We all know the story of Sleeping Beauty. She’s a beautiful princess who lives in a bubble, protected by her parents from every danger and apparently content to be so. Eventually a witch invades her bubble, but only to put the princess to sleep. And sleep the princess does until awakened by a kiss from the heroic Knight in Shining Armor who has fought his way to her side. The story ends with her marrying the prince. We assume that her life will go on as it was before: in the castle, protected by her husband for the rest of her life. She’ll have children, but they will be cared for by others; everything will be done for her. She will continue to live in a bubble.
Vampires have morphed from creatures of horror that prey on others into sexy, suave, well-dressed, and yet dangerous immortals—something like James Bond crossed with the sun god Apollo. It’s no wonder that Bella Swan of Stephenie Meyer’s Twilight books falls for the vampire Edward Cullen: he is a being of pure fantasy, the Knight in Shining Armor carried to the extreme.
We see the same trope with Angel of “Buffy the Vampire Slayer” and Bill and Eric of “True Blood,” and no doubt in the newer vampire-oriented television shows (which I must confess I have not bothered to watch, because enough already!). But in these shows, there’s a human heroine who is spunky and a fighter.

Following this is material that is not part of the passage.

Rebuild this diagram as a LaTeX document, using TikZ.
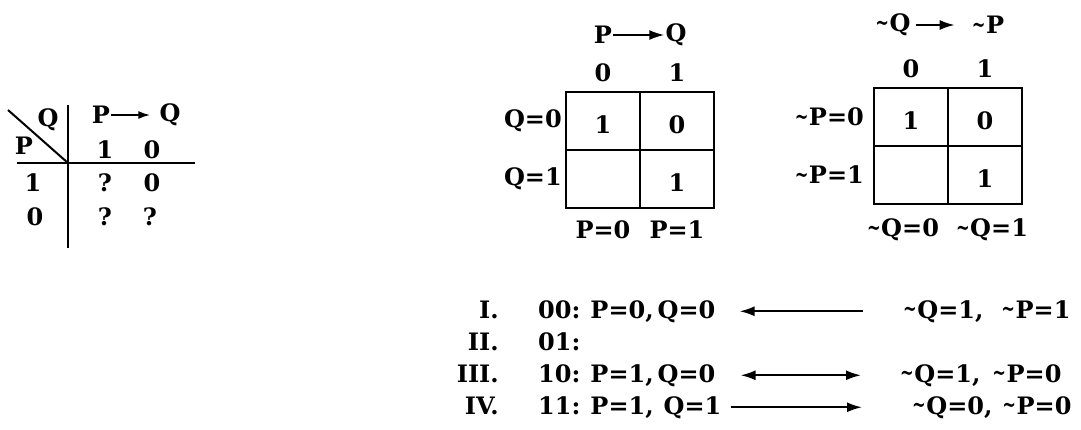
\documentclass[tikz,border=0pt]{standalone}
\usepackage{fontspec}
\setmainfont{DejaVu Serif}
\usepackage{tikz}
\usetikzlibrary{arrows.meta,positioning}

\newcommand{\nt}{\raisebox{.12ex}{\scalebox{.68}[.95]{\textasciitilde}}\kern.5pt}

\begin{document}
\begin{tikzpicture}[x=1pt, y=-1pt,
    txt/.style={font=\fontsize{24}{28}\selectfont\bfseries, inner sep=1pt},
    row/.style={font=\fontsize{24}{28}\selectfont\bfseries, inner sep=1pt, anchor=base west},
    num/.style={font=\fontsize{24}{28}\selectfont\bfseries, inner sep=1pt, anchor=base east},
    cell/.style={draw, line width=2pt, minimum width=74pt, minimum height=58pt, inner sep=0pt, text height=24pt, text depth=0pt, font=\fontsize{24}{28}\selectfont\bfseries},
    rule/.style={line width=2pt},
    imp/.style={-{Latex[length=15pt,width=10pt]}, line width=2pt},
    both/.style={{Latex[length=15pt,width=10pt]}-{Latex[length=15pt,width=10pt]}, line width=2pt}
  ]
    \useasboundingbox (0,0) rectangle (1081,429);

    % truth table
    \coordinate (ttd) at (8,110);
    \coordinate (ttx) at (68,163);
    \coordinate (ttt) at (68,105);
    \coordinate (ttb) at (68,248);
    \coordinate (ttl) at (17,163);
    \coordinate (ttr) at (195,163);
    \draw[rule] (ttd) -- (ttx);
    \draw[rule] (ttt) -- (ttb);
    \draw[rule] (ttl) -- (ttr);
    \node[txt] (ttq) at (48,120) {Q};
    \node[txt] (ttp) at (24,146) {P};
    \node[txt] (tthp) at (101,115) {P};
    \node[txt] (tthq) at (170,115) {Q};
    \draw[-{Latex[length=12pt,width=8pt]}, line width=2pt, shorten >=8pt] (tthp) -- (tthq);
    \node[txt] (ttc1) at (105,150) {1};
    \node[txt] (ttc0) at (152,150) {0};
    \node[txt] (tta1) at (33,183) {1};
    \node[txt] (tta2) at (105,183) {?};
    \node[txt] (tta3) at (152,183) {0};
    \node[txt] (ttb1) at (35,217) {0};
    \node[txt] (ttb2) at (105,217) {?};
    \node[txt] (ttb3) at (150,217) {?};

    % first map
    \node[cell] (k1a) at (603,121) {1};
    \node[cell] (k1b) at (677,121) {0};
    \node[cell] (k1c) at (603,179) {};
    \node[cell] (k1d) at (677,179) {1};
    \node[txt, above=8pt of k1a] (k1c0) {0};
    \node[txt, above=8pt of k1b] (k1c1) {1};
    \node[txt, left=2pt of k1a] (k1r0) {Q=0};
    \node[txt, left=2pt of k1c] (k1r1) {Q=1};
    \node[txt, below=10pt of k1c] (k1p0) {P=0};
    \node[txt, below=10pt of k1d] (k1p1) {P=1};
    \node[txt] (k1hp) at (603,35) {P};
    \node[txt] (k1hq) at (676,35) {Q};
    \draw[imp] (k1hp) -- (k1hq);

    % second map
    \node[cell] (k2a) at (911,117) {1};
    \node[cell] (k2b) at (985,117) {0};
    \node[cell] (k2c) at (911,175) {};
    \node[cell] (k2d) at (985,175) {1};
    \node[txt, above=8pt of k2a] (k2c0) {0};
    \node[txt, above=8pt of k2b] (k2c1) {1};
    \node[txt, left=8pt of k2a] (k2r0) {\nt P=0};
    \node[txt, left=8pt of k2c] (k2r1) {\nt P=1};
    \node[txt] (k2q0) at (903,230) {\nt Q=0};
    \node[txt] (k2q1) at (992,230) {\nt Q=1};
    \node[txt] (k2hq) at (893,25) {\nt Q};
    \node[txt] (k2hp) at (988,25) {\nt P};
    \draw[imp, shorten <=4pt, shorten >=16pt] (k2hq) -- (k2hp);

    % list of cases
    \node[num] (n1) at (500,318) {I.};
    \node[num] (n2) at (500,350) {II.};
    \node[num] (n3) at (500,382) {III.};
    \node[num] (n4) at (500,414) {IV.};
    \node[row] (r1l) at (537,318) {00:\hspace{10pt}P=0,\hspace{4pt}Q=0};
    \node[row] (r2l) at (537,350) {01:};
    \node[row] (r3l) at (537,382) {10:\hspace{10pt}P=1,\hspace{4pt}Q=0};
    \node[row] (r4l) at (537,414) {11:\hspace{10pt}P=1,\hspace{10pt}Q=1};
    \node[row] (r1r) at (902,318) {\nt Q=1,\hspace{18pt}\nt P=1};
    \node[row] (r3r) at (899,382) {\nt Q=1,\hspace{12pt}\nt P=0};
    \node[row] (r4r) at (911,414) {\nt Q=0,\hspace{10pt}\nt P=0};
    \draw[imp, shorten <=39pt, shorten >=23pt] (r1r.west) -- (r1l.east);
    \draw[both, shorten <=24pt, shorten >=38pt] (r3l.east) -- (r3r.west);
    \draw[imp, shorten <=8pt, shorten >=49pt] (r4l.east) -- (r4r.west);
\end{tikzpicture}
\end{document}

Sookie and Buffy may love particular vampires, but they don’t let that stop them from speaking back to those men, rejecting their over-protectiveness, or going their own ways when they want.
Not so with Bella Swan. This is a girl with no apparent interests or talents of her own that might give her life passion and direction. Instead, she lives only for being with Edward. She is paralyzed with depression when he leaves her for her own good. Edward does not wish to jeopardize either her immortal soul or her right to live a normal human life and have the normal human successes–like children–but Bella doesn’t care about either of those things. She refuses to wake up from her fantasy and move on; she would rather die. In the face of this passive refusal to live, Edward gives in and kills her to make her a vampire too.
Bella, like Sleeping Beauty, is now in a state of suspended animation. She will remain 18 years old forever. She will never grow up; she will never grow old; she will never grow, period. She lives only when Edward kisses her. Meyer cheats and gives her a child, but the child grows up so fast that Bella has to be a mother only for a few months (and most of the child care is apparently done by others anyway). When Bella and Edward’s blissful non-life is threatened by the dangerous Volturi, Meyer gives Bella the ability to “shield” herself and others from their magic. Nothing can penetrate the bubble that surrounds Bella and Edward.
It is fitting that the final scenes of the series take place in the snow, for Bella and Edward are like figures in a snow globe, frozen in time, gazing only at each other for eternity. How boring!